# I've gone naked



## Phil104 (Apr 15, 2014)

Sorry folks but I am ridiculously excited by having acquired a naked PF and watching that pour develop. I can certainly see why it's so frequently recommended. I bought a walnut handled one off ebay, and it is a nicely balanced and solid. A picture of the PF in situ and when I have worked out how to post it, I'll stick on a short clip of my fifth attempt at a pour.


----------



## Neill (Jun 26, 2013)

I see you've got wood too. Sorry.


----------



## JK009 (Apr 18, 2014)

The walnut handle looks lovely.

At first , I want it. However, when thinking about washing it after it's use, I am worry about it gets wet. The handle finish could be degraded by time. So I went for the plastic one.

How is yours? Do you have to be careful when doing the washing?


----------



## Drewster (Dec 1, 2013)

JK009 said:


> The walnut handle looks lovely.
> 
> At first , I want it. However, when thinking about washing it after it's use, I am worry about it gets wet. The handle finish could be degraded by time. So I went for the plastic one.
> 
> How is yours? Do you have to be careful when doing the washing?
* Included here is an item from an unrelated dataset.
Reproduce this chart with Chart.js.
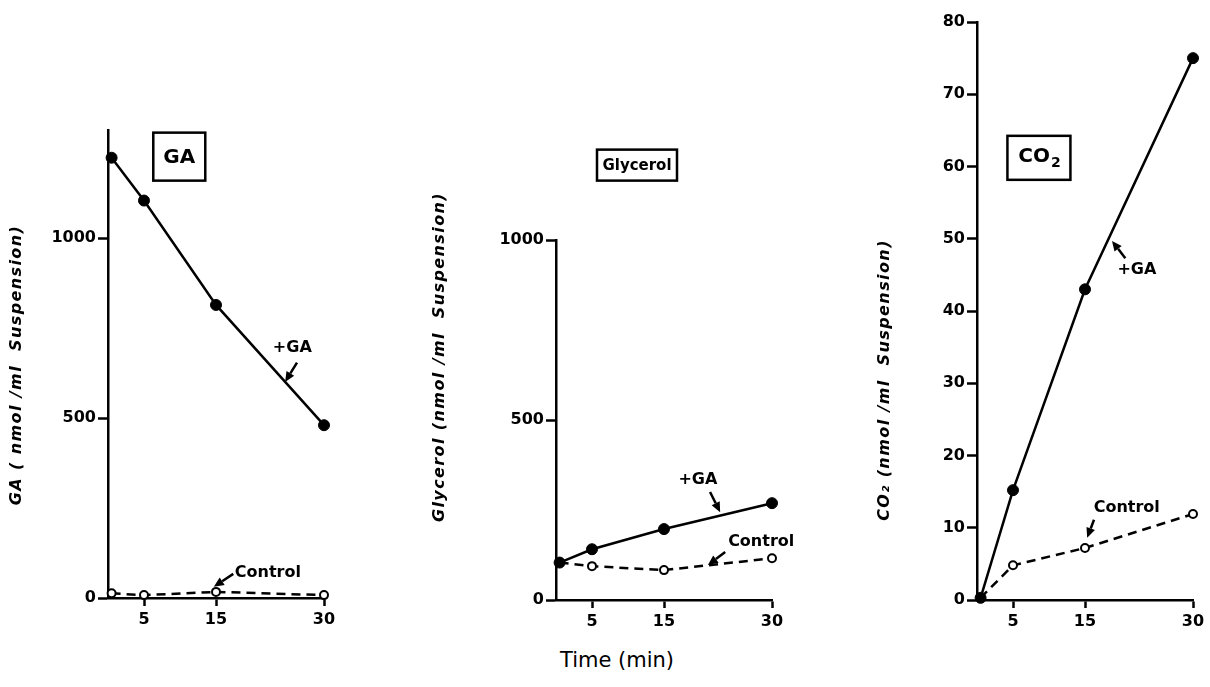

I got a wooden one because it looks so much nicer than the black plastic.... I just unscrew the handle when needed for washing.


----------



## Xpenno (Nov 12, 2012)

I remember when I first went bottomless it was like on demand coffee porn, well it was after I fixed my poor technique anyway


----------



## seeq (Jul 9, 2011)

There is nothing better than watching a bottomless pour (actually there probably are a few things better, but it's pretty damn good to watch!)


----------



## Phil104 (Apr 15, 2014)

JK009 said:


> The walnut handle looks lovely.
> 
> At first , I want it. However, when thinking about washing it after it's use, I am worry about it gets wet. The handle finish could be degraded by time. So I went for the plastic one.
> 
> How is yours? Do you have to be careful when doing the washing?


 I haven't needed to wash it yet - and I'm not sure that I could unscrew the handle - it looks like it's solidly bonded. I don't think it will need the same level of cleaning as the non-bottomless one and in any event, it would be easy enough to clean it without immersing the handle. The finish on the handle seems top class - time will tell.


----------



## El carajillo (Mar 16, 2013)

Phil104 said:


> I haven't needed to wash it yet - and I'm not sure that I could unscrew the handle - it looks like it's solidly bonded. I don't think it will need the same level of cleaning as the non-bottomless one and in any event, it would be easy enough to clean it without immersing the handle. The finish on the handle seems top class - time will tell.


Best to keep the handle dry, even the "lacquer" used on bar tops deteriorates. The wooden handle will be subject to considerable variations as the P/F heats and cools this could cause fine cracks in the surface allowing moisture in if wetted. Just wipe and buff up with micro fibre cloth.


----------



## Phil104 (Apr 15, 2014)

El carajillo said:


> Best to keep the handle dry, even the "lacquer" used on bar tops deteriorates. The wooden handle will be subject to considerable variations as the P/F heats and cools this could cause fine cracks in the surface allowing moisture in if wetted. Just wipe and buff up with micro fibre cloth.


 That's great advice, thank you - and a message not to take the robust looking finish for granted.


----------



## El carajillo (Mar 16, 2013)

seeq said:


> There is nothing better than watching a bottomless pour (actually there probably are a few things better, but it's pretty damn good to watch!)


Seeq you have to get out more:exit:


----------



## KatyBish (Apr 22, 2014)

Love the look of the Walnut, very, very nice







:good:


----------



## froggystyle (Oct 30, 2013)

Often thought about the wooden handle naked PF, but to me it just doesn't sit right on the classic, think the black plastic sits better.


----------



## charris (Feb 17, 2014)

I have something very similar and I like it. All VST baskets fit nicely.


----------



## EarwaxUK (Jan 19, 2014)

Very nice - the wooden handle is lovely. I've paired mine with a La Marzocco Strada basket and it's a good combination


----------



## Phil104 (Apr 15, 2014)

EarwaxUK said:


> Very nice - the wooden handle is lovely. I've paired mine with a La Marzocco Strada basket and it's a good combination


 This is my combination, too, and it fits my classic better than the stock handle. Ultimately, a wooden handle or not is clearly a matter of preference. I think the Walnut looks good with the Classic - it is a dark wood - but I also think black looks good. I certainly prefer the feel of it to the stock handle but I know that you can get rounded, black handles too.


----------



## EarwaxUK (Jan 19, 2014)

Yes, mine is a rounded style one with a rubberised grip which I think is far nicer than the plastic ones you get with the machines.


----------